I'm so grateful to have mostly kicked the flu by now and to have a little time to work and write. I'm supposed to be leading/participating in the Playwrights Submission Binge this month, but the illness really set me back. Plus, I don't have a lot I need to submit at the moment--but I do need to update my marketing materials (resume, bio, web site), so I'm working on that.
Last night, I spent a few hours getting the Rhombus web site put together, so we'll have some info there for the Six Views, Same Shape festival in April. I'm not done yet, but it's a lot better than what was there yesterday morning.
I actually made some progress on my new play, Constant State of Panic, this morning, which is good, because I have no idea what happens next, every day I pick it up. I do know that I need at least a complete first draft of a first act before the festival on April 26th. I'm grateful to be making some progress writing.

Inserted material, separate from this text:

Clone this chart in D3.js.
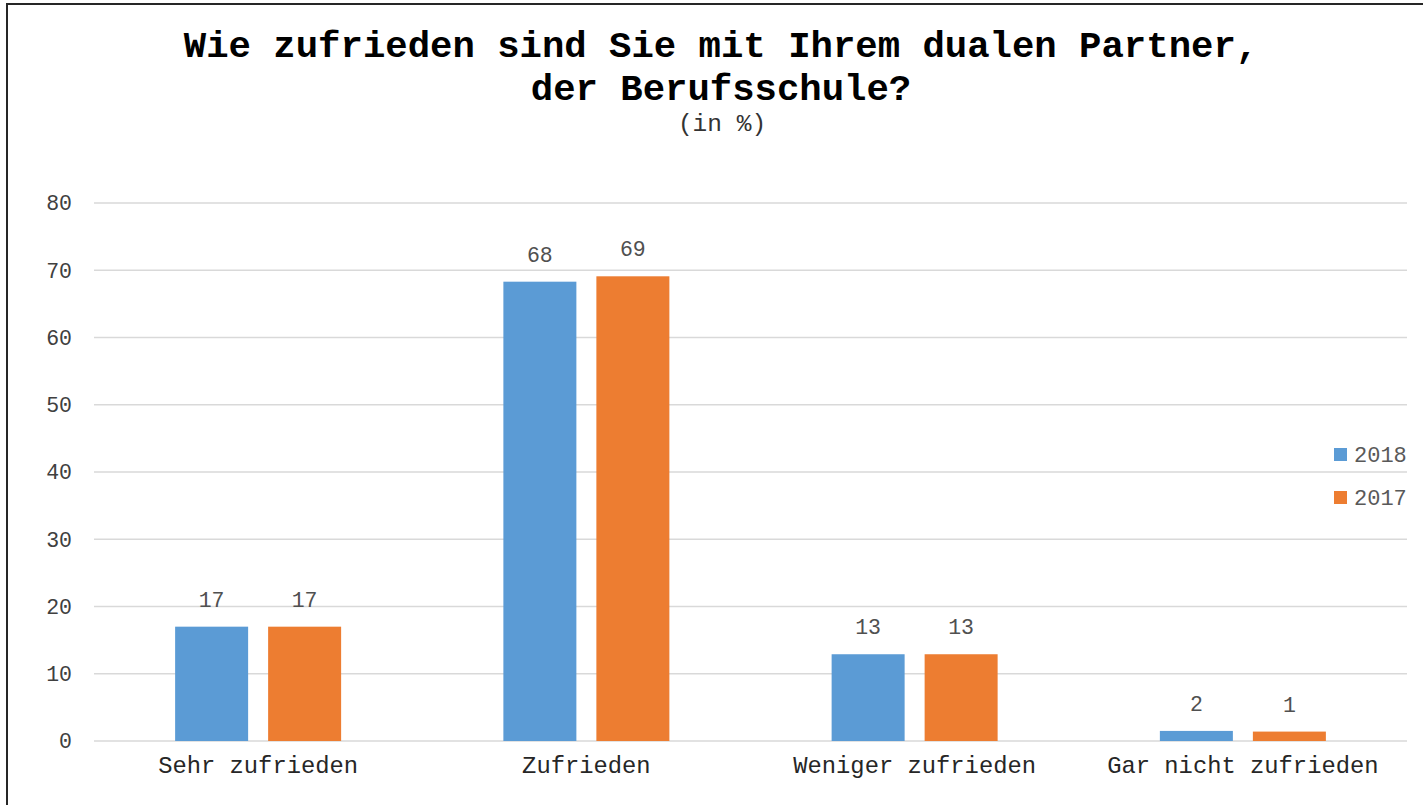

My whole triple-threat notion has been fairly soft lately, because I've done so little film writing. But in a couple weeks, I'll be on a team for the 48Hour Film Project, and I'm psyched about that.

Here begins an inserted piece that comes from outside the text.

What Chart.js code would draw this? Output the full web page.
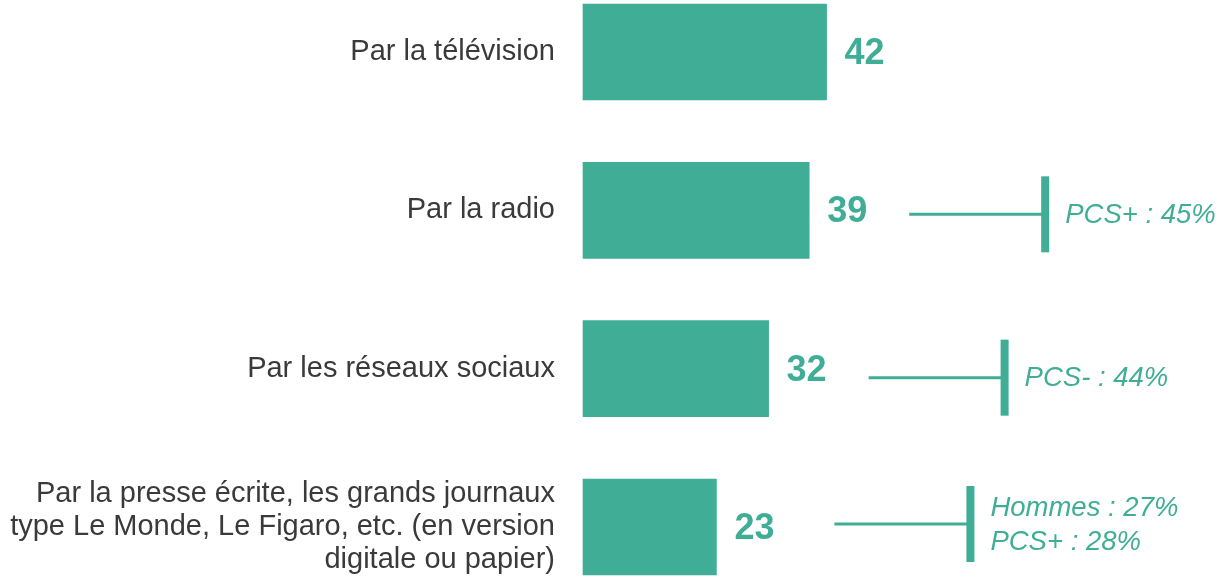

Just the taste of filmmaking again has gotten me revved up. I found myself unable to sleep the other night and worked out a whole plan for turning my play, Pieces of Whitey, into a series of very short films, more like a mini-tv series, really, that I want to produce and then post online.
YouTube is amazing for how it has completely changed the landscape for short film distribution. When I was in college making short films, I could expect to show them to a couple hundred people on campus, and that was about it. A little thought quickly showed that making short films was an expensive source of frustration, if you were looking to reach an audience. I could reach a lot more people, more cheaply, by making theatre.
Changes in the past five years, in both video and computer technology, have changed the argument completely. (My elk video that I shot on my snapshot camera has been seen 700 times on YouTube since September.) For less than the cost of a small theatre production, I could buy the video and computer equipment I need to make a whole bunch of short films. And then I can distribute them, fairly easily, for much less than I could produce an evening of theatre. It's definitely got me thinking. I'm not going to give up theatre, but I'm going to check out making films again, a lot more seriously.
The kind of filmmaking that interests me is a lot like the theatre-making that interests me--I'm interested in low budget art that involves a community of artists and audience. I'm curious to see what happens next. The 48FP weekend will teach me a lot (I'm pretty rusty on my filmmaking skills and knowledge).